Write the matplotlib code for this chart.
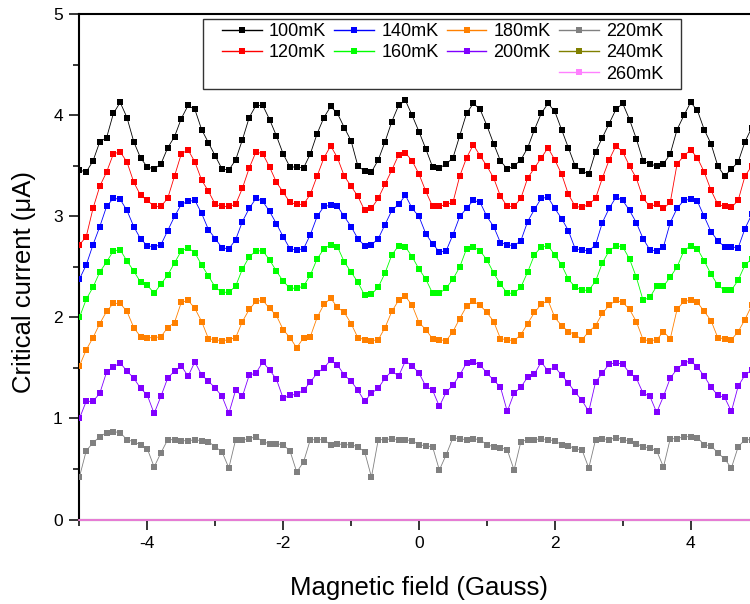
import numpy as np
import matplotlib
matplotlib.use("Agg")
from matplotlib import pyplot as plt
from matplotlib.lines import Line2D
from matplotlib.patches import Rectangle

plt.rcParams['font.family'] = ['Liberation Sans', 'DejaVu Sans']
plt.rcParams['axes.unicode_minus'] = False

# field axis, one point every 0.1 Gauss
field = np.round(np.arange(-5.0, 5.0001, 0.1), 1)

i_100 = [3.46, 3.44, 3.55, 3.74, 3.78, 4.02, 4.13, 3.98, 3.74, 3.58,
         3.49, 3.47, 3.52, 3.68, 3.79, 3.97, 4.10, 4.06, 3.86, 3.73,
         3.60, 3.47, 3.46, 3.56, 3.76, 3.98, 4.10, 4.10, 3.96, 3.80,
         3.62, 3.49, 3.49, 3.48, 3.62, 3.82, 3.98, 4.09, 4.02, 3.88,
         3.75, 3.50, 3.45, 3.44, 3.56, 3.74, 3.94, 4.10, 4.15, 4.00,
         3.84, 3.67, 3.49, 3.48, 3.52, 3.58, 3.80, 4.02, 4.12, 4.06,
         3.90, 3.72, 3.55, 3.47, 3.50, 3.56, 3.68, 3.86, 4.02, 4.12,
         4.04, 3.86, 3.68, 3.50, 3.45, 3.42, 3.64, 3.78, 3.92, 4.06,
         4.12, 3.96, 3.77, 3.55, 3.52, 3.50, 3.52, 3.62, 3.86, 4.00,
         4.13, 4.05, 3.86, 3.72, 3.50, 3.40, 3.47, 3.54, 3.74, 3.88, 3.95]

i_120 = [2.72, 2.80, 3.08, 3.30, 3.44, 3.62, 3.64, 3.54, 3.34, 3.21,
         3.16, 3.10, 3.10, 3.18, 3.40, 3.62, 3.66, 3.54, 3.36, 3.25,
         3.12, 3.10, 3.10, 3.12, 3.28, 3.48, 3.64, 3.62, 3.49, 3.34,
         3.24, 3.14, 3.12, 3.12, 3.22, 3.40, 3.58, 3.70, 3.58, 3.40,
         3.30, 3.20, 3.06, 3.08, 3.18, 3.32, 3.46, 3.61, 3.63, 3.55,
         3.42, 3.25, 3.10, 3.10, 3.12, 3.14, 3.40, 3.58, 3.71, 3.60,
         3.50, 3.38, 3.20, 3.10, 3.10, 3.18, 3.38, 3.48, 3.58, 3.68,
         3.56, 3.42, 3.22, 3.10, 3.09, 3.12, 3.18, 3.38, 3.56, 3.70,
         3.64, 3.50, 3.38, 3.18, 3.10, 3.12, 3.08, 3.14, 3.52, 3.60,
         3.66, 3.58, 3.44, 3.26, 3.12, 3.10, 3.09, 3.16, 3.40, 3.50, 3.58]

i_140 = [2.38, 2.52, 2.72, 2.90, 3.10, 3.18, 3.17, 3.06, 2.90, 2.78,
         2.71, 2.70, 2.72, 2.86, 3.00, 3.12, 3.15, 3.16, 3.03, 2.87,
         2.78, 2.69, 2.68, 2.77, 2.95, 3.08, 3.18, 3.15, 3.05, 2.93,
         2.80, 2.68, 2.67, 2.68, 2.82, 3.00, 3.10, 3.11, 3.10, 3.00,
         2.90, 2.78, 2.71, 2.72, 2.78, 2.92, 3.06, 3.12, 3.21, 3.08,
         3.00, 2.83, 2.73, 2.65, 2.66, 2.82, 3.00, 3.08, 3.16, 3.14,
         3.00, 2.90, 2.74, 2.72, 2.71, 2.76, 2.95, 3.07, 3.18, 3.19,
         3.08, 2.98, 2.86, 2.68, 2.67, 2.66, 2.72, 2.94, 3.08, 3.19,
         3.16, 3.06, 2.94, 2.78, 2.67, 2.66, 2.70, 2.94, 3.08, 3.16,
         3.17, 3.15, 3.00, 2.85, 2.76, 2.70, 2.70, 2.69, 2.88, 3.02, 3.10]

i_160 = [2.00, 2.18, 2.30, 2.45, 2.55, 2.66, 2.67, 2.56, 2.46, 2.35,
         2.32, 2.24, 2.33, 2.42, 2.54, 2.66, 2.69, 2.64, 2.52, 2.41,
         2.30, 2.25, 2.25, 2.31, 2.48, 2.60, 2.66, 2.66, 2.57, 2.46,
         2.36, 2.29, 2.29, 2.31, 2.42, 2.58, 2.68, 2.72, 2.70, 2.55,
         2.45, 2.35, 2.22, 2.23, 2.30, 2.44, 2.62, 2.71, 2.70, 2.60,
         2.48, 2.38, 2.24, 2.24, 2.29, 2.38, 2.50, 2.68, 2.70, 2.66,
         2.57, 2.44, 2.33, 2.24, 2.24, 2.30, 2.45, 2.62, 2.70, 2.71,
         2.62, 2.52, 2.38, 2.30, 2.27, 2.27, 2.36, 2.54, 2.66, 2.71,
         2.70, 2.58, 2.40, 2.17, 2.20, 2.31, 2.31, 2.40, 2.50, 2.66,
         2.71, 2.68, 2.56, 2.43, 2.32, 2.27, 2.27, 2.37, 2.52, 2.58, 2.62]

i_180 = [1.52, 1.68, 1.80, 1.94, 2.06, 2.14, 2.14, 2.06, 1.90, 1.81,
         1.80, 1.80, 1.81, 1.90, 1.95, 2.15, 2.17, 2.09, 1.96, 1.79,
         1.78, 1.77, 1.78, 1.80, 1.96, 2.08, 2.16, 2.17, 2.09, 2.02,
         1.88, 1.80, 1.70, 1.80, 1.81, 2.00, 2.13, 2.19, 2.10, 2.05,
         1.94, 1.80, 1.78, 1.77, 1.78, 1.90, 2.06, 2.17, 2.21, 2.12,
         1.95, 1.88, 1.79, 1.78, 1.77, 1.86, 1.99, 2.11, 2.16, 2.12,
         2.05, 1.96, 1.79, 1.78, 1.77, 1.83, 1.94, 2.05, 2.13, 2.17,
         2.00, 1.92, 1.86, 1.83, 1.78, 1.86, 1.92, 2.04, 2.12, 2.17,
         2.15, 2.08, 1.96, 1.78, 1.77, 1.78, 1.86, 1.79, 2.08, 2.16,
         2.17, 2.15, 2.06, 1.97, 1.80, 1.79, 1.78, 1.86, 1.98, 2.12, 2.18]

i_200 = [1.00, 1.17, 1.17, 1.25, 1.46, 1.51, 1.55, 1.47, 1.40, 1.30,
         1.23, 1.05, 1.22, 1.40, 1.47, 1.52, 1.42, 1.56, 1.43, 1.37,
         1.30, 1.22, 1.05, 1.28, 1.22, 1.43, 1.45, 1.56, 1.48, 1.39,
         1.20, 1.23, 1.24, 1.28, 1.36, 1.45, 1.50, 1.58, 1.53, 1.43,
         1.37, 1.28, 1.17, 1.25, 1.30, 1.40, 1.47, 1.42, 1.57, 1.52,
         1.45, 1.32, 1.28, 1.12, 1.26, 1.33, 1.43, 1.55, 1.56, 1.53,
         1.45, 1.38, 1.31, 1.07, 1.25, 1.31, 1.41, 1.44, 1.56, 1.47,
         1.51, 1.43, 1.35, 1.26, 1.18, 1.07, 1.36, 1.45, 1.54, 1.55,
         1.54, 1.45, 1.40, 1.25, 1.22, 1.06, 1.22, 1.40, 1.49, 1.55,
         1.57, 1.51, 1.42, 1.31, 1.23, 1.21, 1.07, 1.32, 1.43, 1.48, 1.50]

i_220 = [0.42, 0.68, 0.76, 0.82, 0.86, 0.87, 0.86, 0.79, 0.77, 0.74,
         0.70, 0.52, 0.66, 0.79, 0.79, 0.78, 0.78, 0.79, 0.78, 0.77,
         0.72, 0.67, 0.51, 0.79, 0.79, 0.80, 0.82, 0.77, 0.75, 0.75,
         0.74, 0.68, 0.47, 0.57, 0.79, 0.79, 0.79, 0.74, 0.75, 0.74,
         0.74, 0.72, 0.67, 0.42, 0.79, 0.79, 0.80, 0.79, 0.79, 0.78,
         0.74, 0.73, 0.72, 0.49, 0.64, 0.81, 0.80, 0.79, 0.80, 0.79,
         0.74, 0.72, 0.71, 0.69, 0.49, 0.77, 0.79, 0.79, 0.80, 0.79,
         0.78, 0.74, 0.73, 0.70, 0.69, 0.51, 0.79, 0.80, 0.79, 0.81,
         0.79, 0.78, 0.75, 0.72, 0.71, 0.68, 0.52, 0.80, 0.80, 0.82,
         0.82, 0.81, 0.74, 0.73, 0.66, 0.60, 0.51, 0.72, 0.79, 0.79, 0.79]

# 240mK and 260mK sit flat on zero
i_240 = [0.0] * len(field)
i_260 = [0.0] * len(field)

labels = ['100mK', '120mK', '140mK', '160mK', '180mK', '200mK', '220mK', '240mK', '260mK']
colors = ['#000000', '#ff0000', '#0000ff', '#00ff00', '#ff8000', '#8000ff', '#808080', '#808000', '#ff80ff']
series = [i_100, i_120, i_140, i_160, i_180, i_200, i_220, i_240, i_260]

fig = plt.figure(figsize=(7.5, 6.04), dpi=100)
ax = fig.add_axes([0.1059, 0.1399, 0.9055, 0.8361])

handles = []
for vals, col, lab in zip(series, colors, labels):
    if max(vals) > 0:
        ax.plot(field, vals, color=col, lw=0.6, marker='s', ms=5.0, mew=0, zorder=3)
    else:
        # flat traces: only the line shows, lying on the axis
        ax.plot(field, vals, color=col, lw=1.2, zorder=4, clip_on=False)
    handles.append(Line2D([], [], color=col, lw=1.0, marker='s', ms=4.2, mew=0))

ax.set_xlim(-5, 5)
ax.set_ylim(0, 5)
ax.set_xticks([-4, -2, 0, 2, 4])
ax.set_xticks([-5, -3, -1, 1, 3, 5], minor=True)
ax.set_yticks([0, 1, 2, 3, 4, 5])
ax.set_yticks([0.5, 1.5, 2.5, 3.5, 4.5], minor=True)
ax.tick_params(which='major', direction='out', length=7, width=1.1, labelsize=12.5, pad=5)
ax.tick_params(which='minor', direction='out', length=4, width=1.1)
ax.tick_params(top=False, right=False)
for s in ax.spines.values():
    s.set_linewidth(1.5)

ax.set_xlabel('Magnetic field (Gauss)', fontsize=18.5)
ax.set_ylabel('Critical current (\u03bcA)', fontsize=18.5)
ax.xaxis.set_label_coords(0.5, -0.112)
ax.yaxis.set_label_coords(-0.064, 0.47)

# blank slots so the last column holds three entries like the original
blank = Line2D([], [], linestyle='none')
order = [handles[0], handles[1], blank, handles[2], handles[3], blank,
         handles[4], handles[5], blank, handles[6], handles[7], handles[8]]
names = [labels[0], labels[1], '', labels[2], labels[3], '',
         labels[4], labels[5], '', labels[6], labels[7], labels[8]]
leg = ax.legend(order, names, ncol=4, loc='upper left',
                bbox_to_anchor=(222 / 750, 1 - 23 / 604),
                bbox_transform=fig.transFigure, borderaxespad=0, borderpad=0,
                fontsize=13, handlelength=2.2, handletextpad=0.4, labelspacing=0.24,
                columnspacing=0.45, frameon=False)
leg.set_zorder(6)

# legend frame
ax.add_patch(Rectangle((203 / 750, 1 - 89 / 604), (681 - 203) / 750, 70 / 604,
                       transform=fig.transFigure, facecolor='white', edgecolor='#333333',
                       lw=1.0, clip_on=False, zorder=5))

plt.savefig('out.png', dpi=100)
------------------------------------------------------------------------
§ **Objective**:
Starting at the first line of the material, output exactly the lines up to and including the one with "3.40, 3.50, 3.58]". Do not include the pictures.

§ **Answer**:
Write the matplotlib code for this chart.
import numpy as np
import matplotlib
matplotlib.use("Agg")
from matplotlib import pyplot as plt
from matplotlib.lines import Line2D
from matplotlib.patches import Rectangle

plt.rcParams['font.family'] = ['Liberation Sans', 'DejaVu Sans']
plt.rcParams['axes.unicode_minus'] = False

# field axis, one point every 0.1 Gauss
field = np.round(np.arange(-5.0, 5.0001, 0.1), 1)

i_100 = [3.46, 3.44, 3.55, 3.74, 3.78, 4.02, 4.13, 3.98, 3.74, 3.58,
         3.49, 3.47, 3.52, 3.68, 3.79, 3.97, 4.10, 4.06, 3.86, 3.73,
         3.60, 3.47, 3.46, 3.56, 3.76, 3.98, 4.10, 4.10, 3.96, 3.80,
         3.62, 3.49, 3.49, 3.48, 3.62, 3.82, 3.98, 4.09, 4.02, 3.88,
         3.75, 3.50, 3.45, 3.44, 3.56, 3.74, 3.94, 4.10, 4.15, 4.00,
         3.84, 3.67, 3.49, 3.48, 3.52, 3.58, 3.80, 4.02, 4.12, 4.06,
         3.90, 3.72, 3.55, 3.47, 3.50, 3.56, 3.68, 3.86, 4.02, 4.12,
         4.04, 3.86, 3.68, 3.50, 3.45, 3.42, 3.64, 3.78, 3.92, 4.06,
         4.12, 3.96, 3.77, 3.55, 3.52, 3.50, 3.52, 3.62, 3.86, 4.00,
         4.13, 4.05, 3.86, 3.72, 3.50, 3.40, 3.47, 3.54, 3.74, 3.88, 3.95]

i_120 = [2.72, 2.80, 3.08, 3.30, 3.44, 3.62, 3.64, 3.54, 3.34, 3.21,
         3.16, 3.10, 3.10, 3.18, 3.40, 3.62, 3.66, 3.54, 3.36, 3.25,
         3.12, 3.10, 3.10, 3.12, 3.28, 3.48, 3.64, 3.62, 3.49, 3.34,
         3.24, 3.14, 3.12, 3.12, 3.22, 3.40, 3.58, 3.70, 3.58, 3.40,
         3.30, 3.20, 3.06, 3.08, 3.18, 3.32, 3.46, 3.61, 3.63, 3.55,
         3.42, 3.25, 3.10, 3.10, 3.12, 3.14, 3.40, 3.58, 3.71, 3.60,
         3.50, 3.38, 3.20, 3.10, 3.10, 3.18, 3.38, 3.48, 3.58, 3.68,
         3.56, 3.42, 3.22, 3.10, 3.09, 3.12, 3.18, 3.38, 3.56, 3.70,
         3.64, 3.50, 3.38, 3.18, 3.10, 3.12, 3.08, 3.14, 3.52, 3.60,
         3.66, 3.58, 3.44, 3.26, 3.12, 3.10, 3.09, 3.16, 3.40, 3.50, 3.58]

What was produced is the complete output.